Lieutenant Trần Tử Thanh later boasted to several reporters in several newspapers before 1975 that he was the one who shot and killed Đại Cathay.

== Anecdotes and legacy ==
- When general Nguyễn Cao Kỳ asked for Đại to become his personal bodyguard, he responded that: "Wherever I go I have escorts, if I were to escort you, sir, my bodyguards would be unemployed."
- With captain Trần Kim Chi, the chief of the Republic of Vietnam National Police, one evening, Đại Cathay had paid for the Paramouth restaurant's services and specially invited Trần Kim Chi to the banquet. Đại Cathay then said: "If you, captain, pardon some of my brothers who were arrested, then we will be forever indebted to you." Trần Kim Chi responded, "Eating is eating, working is working. If you invited me to this banquet to do bargain, then I decline." "Oh no no," Đại Cathay softly replied, "if you do not accept then it is fine. Still, today you were invited here to let us enjoy ourselves. Please captain, this whole restaurant tonight is here just to serve us, so don't be worried about anything."
- Author Duyên Anh, after hearing Đại Cathay speak about his life as a gangster, and about the bloody battles out on the streets, decided to write the novel titled "Điệu ru nước mắt", translated to English as "Tale of One Teardrop" which became famous in Vietnam. The protagonist of the novel was Trần Đại, who is the character prototype of Đại Cathay. While reading the book, Đại Cathay pleasantly enjoyed the first part of the novel, with much of it being based on his own real life events. However, at the end of the novel, when the main character Trần Đại lies dying on the fence, Đại seethed with rage, shouting: "That damn Duyên Anh, how dare he play with me.
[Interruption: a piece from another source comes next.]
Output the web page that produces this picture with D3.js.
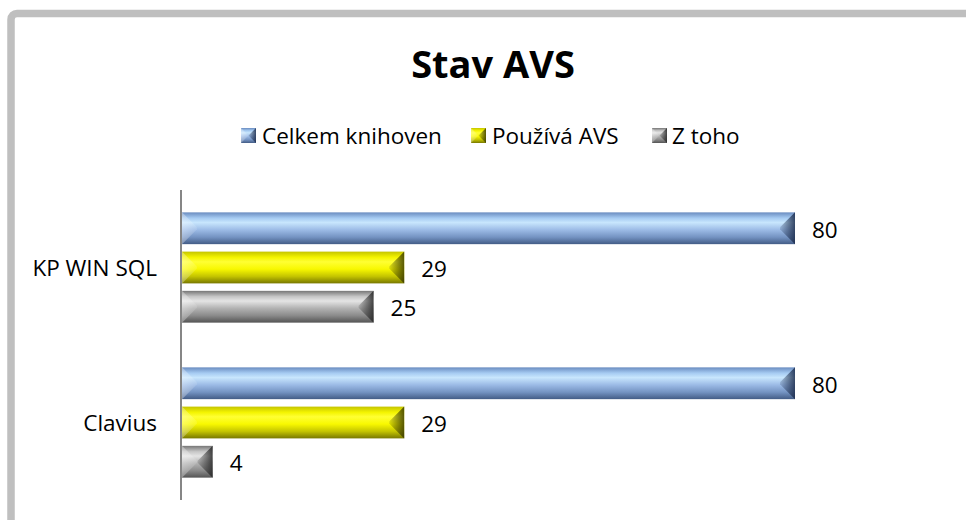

I loved a woman so much that I got killed and had my body dried up on a fence? (To his men) Go find and cut off his testicles and give them to me." Upon hearing the news, Duyên Anh fled to Đà Lạt to hide until the end of 1966, when Đại Cathay was arrested by police and sent to Phú Quốc island, in which only then did Anh dare to return to Saigon.

== Cinematography ==
Duyên Anh's novel "Điệu ru nước mắt" (Lullaby of Tears) was based on the life of Đại Cathay, and the novel was later adapted into a film by the same name directed by Lê Hoàng Hoa and was acted by two famous Vietnamese actors at the time Hùng Cường and Trần Quang.